DATA SHOWN =
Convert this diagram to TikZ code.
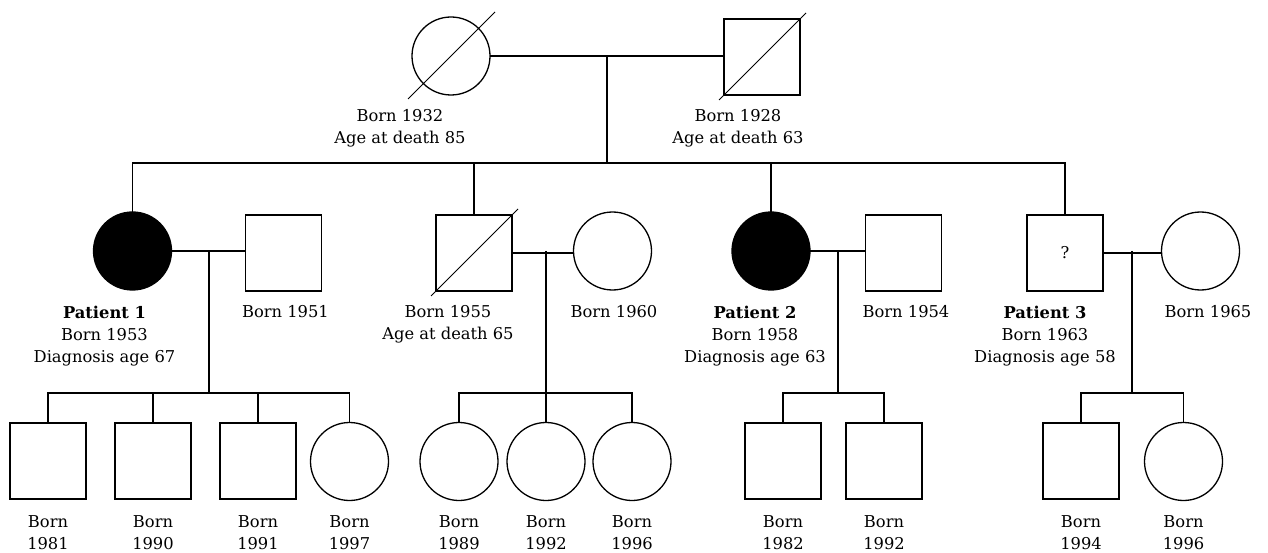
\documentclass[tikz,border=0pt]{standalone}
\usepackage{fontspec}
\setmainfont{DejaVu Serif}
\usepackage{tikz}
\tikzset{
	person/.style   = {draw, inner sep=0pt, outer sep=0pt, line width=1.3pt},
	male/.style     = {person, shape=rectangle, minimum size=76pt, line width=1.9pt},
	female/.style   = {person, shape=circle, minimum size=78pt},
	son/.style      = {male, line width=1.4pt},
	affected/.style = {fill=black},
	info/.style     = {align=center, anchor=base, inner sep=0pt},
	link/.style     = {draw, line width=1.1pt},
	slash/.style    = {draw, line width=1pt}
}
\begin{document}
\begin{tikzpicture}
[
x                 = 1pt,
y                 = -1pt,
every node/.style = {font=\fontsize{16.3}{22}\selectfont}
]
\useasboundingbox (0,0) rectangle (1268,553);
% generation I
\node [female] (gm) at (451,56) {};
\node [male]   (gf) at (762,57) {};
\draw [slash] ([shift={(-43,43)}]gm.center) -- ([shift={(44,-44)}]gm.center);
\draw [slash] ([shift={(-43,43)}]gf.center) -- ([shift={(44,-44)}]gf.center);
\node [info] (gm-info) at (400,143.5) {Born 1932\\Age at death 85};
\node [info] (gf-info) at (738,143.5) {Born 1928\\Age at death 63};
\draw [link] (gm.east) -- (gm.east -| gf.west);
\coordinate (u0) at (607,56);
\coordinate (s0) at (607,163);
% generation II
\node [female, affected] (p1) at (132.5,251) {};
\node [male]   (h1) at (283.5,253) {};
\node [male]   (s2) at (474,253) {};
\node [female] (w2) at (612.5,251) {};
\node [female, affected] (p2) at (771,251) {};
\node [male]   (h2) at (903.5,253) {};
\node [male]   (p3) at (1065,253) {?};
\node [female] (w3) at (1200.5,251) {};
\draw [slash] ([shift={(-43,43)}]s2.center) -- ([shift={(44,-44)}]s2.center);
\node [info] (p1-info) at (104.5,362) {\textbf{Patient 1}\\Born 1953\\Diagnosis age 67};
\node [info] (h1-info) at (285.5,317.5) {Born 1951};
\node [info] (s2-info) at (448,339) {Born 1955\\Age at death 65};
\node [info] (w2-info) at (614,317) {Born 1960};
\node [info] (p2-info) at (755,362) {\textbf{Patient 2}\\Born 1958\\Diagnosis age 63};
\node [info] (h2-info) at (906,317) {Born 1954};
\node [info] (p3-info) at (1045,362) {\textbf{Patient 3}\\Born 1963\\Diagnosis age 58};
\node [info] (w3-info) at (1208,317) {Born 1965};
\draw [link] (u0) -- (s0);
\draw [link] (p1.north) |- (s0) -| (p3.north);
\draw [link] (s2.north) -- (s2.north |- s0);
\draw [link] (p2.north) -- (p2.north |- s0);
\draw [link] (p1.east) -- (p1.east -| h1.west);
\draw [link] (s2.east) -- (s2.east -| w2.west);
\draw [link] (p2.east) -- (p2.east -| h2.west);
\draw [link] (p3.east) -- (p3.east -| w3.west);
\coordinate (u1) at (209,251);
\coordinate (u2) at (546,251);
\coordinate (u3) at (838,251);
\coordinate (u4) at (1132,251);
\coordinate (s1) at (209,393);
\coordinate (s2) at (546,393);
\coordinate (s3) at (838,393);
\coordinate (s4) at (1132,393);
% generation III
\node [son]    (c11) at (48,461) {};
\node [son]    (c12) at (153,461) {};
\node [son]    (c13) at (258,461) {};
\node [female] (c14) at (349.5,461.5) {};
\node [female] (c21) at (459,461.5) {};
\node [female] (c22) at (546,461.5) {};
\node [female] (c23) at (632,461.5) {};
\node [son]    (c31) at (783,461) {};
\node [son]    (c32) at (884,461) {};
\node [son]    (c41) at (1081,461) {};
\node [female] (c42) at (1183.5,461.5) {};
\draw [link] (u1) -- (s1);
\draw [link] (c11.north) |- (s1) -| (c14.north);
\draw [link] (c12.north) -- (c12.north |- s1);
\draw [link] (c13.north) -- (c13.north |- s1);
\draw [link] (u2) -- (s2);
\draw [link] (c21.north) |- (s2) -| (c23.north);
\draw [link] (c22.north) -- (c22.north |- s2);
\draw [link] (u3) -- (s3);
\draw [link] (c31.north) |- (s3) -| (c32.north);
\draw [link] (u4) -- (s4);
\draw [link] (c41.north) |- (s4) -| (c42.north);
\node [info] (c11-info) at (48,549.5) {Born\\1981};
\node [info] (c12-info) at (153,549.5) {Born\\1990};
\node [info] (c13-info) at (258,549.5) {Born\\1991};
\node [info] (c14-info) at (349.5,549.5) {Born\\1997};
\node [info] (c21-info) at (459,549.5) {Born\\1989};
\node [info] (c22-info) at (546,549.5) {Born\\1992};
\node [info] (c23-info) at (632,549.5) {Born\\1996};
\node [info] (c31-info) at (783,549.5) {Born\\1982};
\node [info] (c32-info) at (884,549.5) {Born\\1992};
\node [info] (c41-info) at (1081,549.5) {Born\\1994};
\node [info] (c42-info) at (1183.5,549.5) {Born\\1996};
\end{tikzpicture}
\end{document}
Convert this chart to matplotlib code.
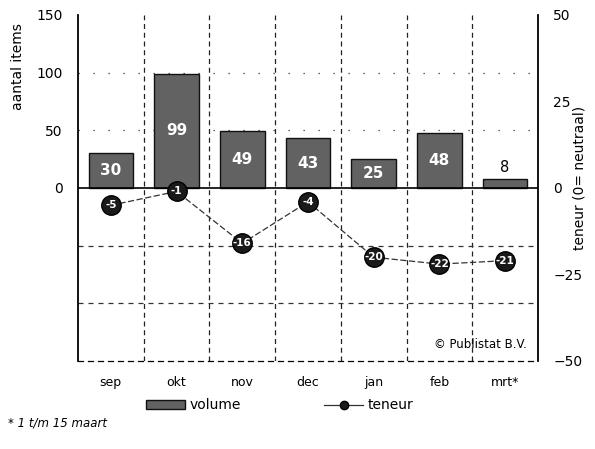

OBJECTIVE = Keep the pictures out of the copy and write out the data exactly as it stands.

EXERCISE SOLUTION =
Convert this diagram to TikZ code.
\documentclass[tikz,border=0pt]{standalone}
\usepackage{fontspec}
\setmainfont{DejaVu Serif}
\usepackage{tikz}
\tikzset{
	person/.style   = {draw, inner sep=0pt, outer sep=0pt, line width=1.3pt},
	male/.style     = {person, shape=rectangle, minimum size=76pt, line width=1.9pt},
	female/.style   = {person, shape=circle, minimum size=78pt},
	son/.style      = {male, line width=1.4pt},
	affected/.style = {fill=black},
	info/.style     = {align=center, anchor=base, inner sep=0pt},
	link/.style     = {draw, line width=1.1pt},
	slash/.style    = {draw, line width=1pt}
}
\begin{document}
\begin{tikzpicture}
[
x                 = 1pt,
y                 = -1pt,
every node/.style = {font=\fontsize{16.3}{22}\selectfont}
]
\useasboundingbox (0,0) rectangle (1268,553);
% generation I
\node [female] (gm) at (451,56) {};
\node [male]   (gf) at (762,57) {};
\draw [slash] ([shift={(-43,43)}]gm.center) -- ([shift={(44,-44)}]gm.center);
\draw [slash] ([shift={(-43,43)}]gf.center) -- ([shift={(44,-44)}]gf.center);
\node [info] (gm-info) at (400,143.5) {Born 1932\\Age at death 85};
\node [info] (gf-info) at (738,143.5) {Born 1928\\Age at death 63};
\draw [link] (gm.east) -- (gm.east -| gf.west);
\coordinate (u0) at (607,56);
\coordinate (s0) at (607,163);
% generation II
\node [female, affected] (p1) at (132.5,251) {};
\node [male]   (h1) at (283.5,253) {};
\node [male]   (s2) at (474,253) {};
\node [female] (w2) at (612.5,251) {};
\node [female, affected] (p2) at (771,251) {};
\node [male]   (h2) at (903.5,253) {};
\node [male]   (p3) at (1065,253) {?};
\node [female] (w3) at (1200.5,251) {};
\draw [slash] ([shift={(-43,43)}]s2.center) -- ([shift={(44,-44)}]s2.center);
\node [info] (p1-info) at (104.5,362) {\textbf{Patient 1}\\Born 1953\\Diagnosis age 67};
\node [info] (h1-info) at (285.5,317.5) {Born 1951};
\node [info] (s2-info) at (448,339) {Born 1955\\Age at death 65};
\node [info] (w2-info) at (614,317) {Born 1960};
\node [info] (p2-info) at (755,362) {\textbf{Patient 2}\\Born 1958\\Diagnosis age 63};
\node [info] (h2-info) at (906,317) {Born 1954};
\node [info] (p3-info) at (1045,362) {\textbf{Patient 3}\\Born 1963\\Diagnosis age 58};
\node [info] (w3-info) at (1208,317) {Born 1965};
\draw [link] (u0) -- (s0);
\draw [link] (p1.north) |- (s0) -| (p3.north);
\draw [link] (s2.north) -- (s2.north |- s0);
\draw [link] (p2.north) -- (p2.north |- s0);
\draw [link] (p1.east) -- (p1.east -| h1.west);
\draw [link] (s2.east) -- (s2.east -| w2.west);
\draw [link] (p2.east) -- (p2.east -| h2.west);
\draw [link] (p3.east) -- (p3.east -| w3.west);
\coordinate (u1) at (209,251);
\coordinate (u2) at (546,251);
\coordinate (u3) at (838,251);
\coordinate (u4) at (1132,251);
\coordinate (s1) at (209,393);
\coordinate (s2) at (546,393);
\coordinate (s3) at (838,393);
\coordinate (s4) at (1132,393);
% generation III
\node [son]    (c11) at (48,461) {};
\node [son]    (c12) at (153,461) {};
\node [son]    (c13) at (258,461) {};
\node [female] (c14) at (349.5,461.5) {};
\node [female] (c21) at (459,461.5) {};
\node [female] (c22) at (546,461.5) {};
\node [female] (c23) at (632,461.5) {};
\node [son]    (c31) at (783,461) {};
\node [son]    (c32) at (884,461) {};
\node [son]    (c41) at (1081,461) {};
\node [female] (c42) at (1183.5,461.5) {};
\draw [link] (u1) -- (s1);
\draw [link] (c11.north) |- (s1) -| (c14.north);
\draw [link] (c12.north) -- (c12.north |- s1);
\draw [link] (c13.north) -- (c13.north |- s1);
\draw [link] (u2) -- (s2);
\draw [link] (c21.north) |- (s2) -| (c23.north);
\draw [link] (c22.north) -- (c22.north |- s2);
\draw [link] (u3) -- (s3);
\draw [link] (c31.north) |- (s3) -| (c32.north);
\draw [link] (u4) -- (s4);
\draw [link] (c41.north) |- (s4) -| (c42.north);
\node [info] (c11-info) at (48,549.5) {Born\\1981};
\node [info] (c12-info) at (153,549.5) {Born\\1990};
\node [info] (c13-info) at (258,549.5) {Born\\1991};
\node [info] (c14-info) at (349.5,549.5) {Born\\1997};
\node [info] (c21-info) at (459,549.5) {Born\\1989};
\node [info] (c22-info) at (546,549.5) {Born\\1992};
\node [info] (c23-info) at (632,549.5) {Born\\1996};
\node [info] (c31-info) at (783,549.5) {Born\\1982};
\node [info] (c32-info) at (884,549.5) {Born\\1992};
\node [info] (c41-info) at (1081,549.5) {Born\\1994};
\node [info] (c42-info) at (1183.5,549.5) {Born\\1996};
\end{tikzpicture}
\end{document}
Convert this chart to matplotlib code.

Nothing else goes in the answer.